And Now a Word About Darren Bragg

It’s hard to be sure why the Mets can’t remember ever having Darren Bragg. Could be, Bragg’s just one of those guys you think of playing for another team. I associate Darren Bragg most closely with the 1998 Red Sox though his resume also includes stops in Seattle, St. Louis, and Colorado before he hooked on with the Mets in 2001, and with the Yankees, Braves, Padres and Reds afterward. In just about every stop, Bragg served a similar role as store-brand white hustling lefthanded hitting corner outfield reserve.

It could also have been the briefness of his stay, or the abruptness of his departure: He was a Met for all of 18 games from late May to early June of 2001, a period the Mets spent entirely in last or next-to-last, owing, not surprisingly, to their lousy outfield. Perhaps too, the Mets forgot they ever had Darren Bragg because their last memory of him was releasing him prior to the start of 2002: He’d been invited to camp but was cut and released, and eventually signed with the Braves.

But there are also reasons to remember Bragg. Like so many Major League vets receiving a late-career invitation to join the Mets, Bragg was a local guy (Waterbury, Conn.) playing for a Nutmeg State manager. He favored the unusual uniform No. 56, he said, as a tribute to New York football Giants legend Lawrence Taylor. And his release resulted in a bizarre reappearance in Shea Stadium only weeks later as a member of the Yankees. This is what we remember you for.

Bragg accepted a minor-league assignment to begin the 2001 season but had a contract stipulating he could become a free-agent if he remained in AAA through the end of May. Fortunately for him, the Mets outfield, shaky to begin with, suffered injuries to Jay Payton andDarryl Hamilton, and ineffective reserve work from alleged phenom Alex Escobar, resulting in Bragg’s mid-May callup. Inserted as the team’s new leadoff hitter, Bragg had a few highlights – he drove in 4 runs in one game, but barely distinguished himself as an upgrade over what was already around and was released in early June when the Mets added a white lefthanded hitting outfield reserve, but one with a little more power in Mark Johnson. The Yankees subsequently claimed Bragg on waivers, leading to his appearance as a pinch-hitter in a Subway Series game a short time afterward, but his career there would end when the Yankees added a reserve we’d come to know, Gerald Williams.

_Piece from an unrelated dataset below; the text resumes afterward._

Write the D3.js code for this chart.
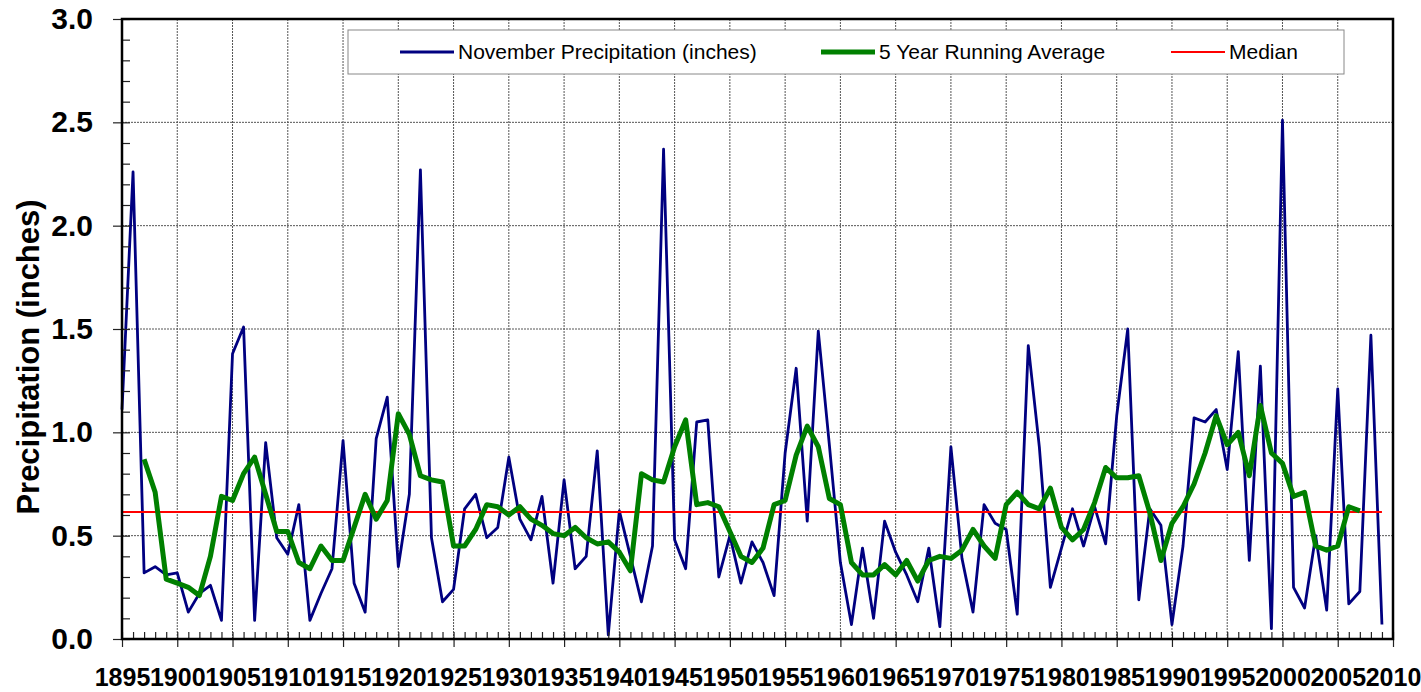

Bragg as a Met hit .263/.323/.368, with 6 doubles and 5 RBI in 57 at-bats. Bragg didn’t hit as hard as his footballing numbersake , but wasn’t completely forgettable either.

***

Nice to see the Mets wiping their butts with the Cardinals’ special gold-trimmed celebratory World Series uniforms. In tonight’s win Scott Schoeneweis became the first Met ever to wear No. 60 in a game.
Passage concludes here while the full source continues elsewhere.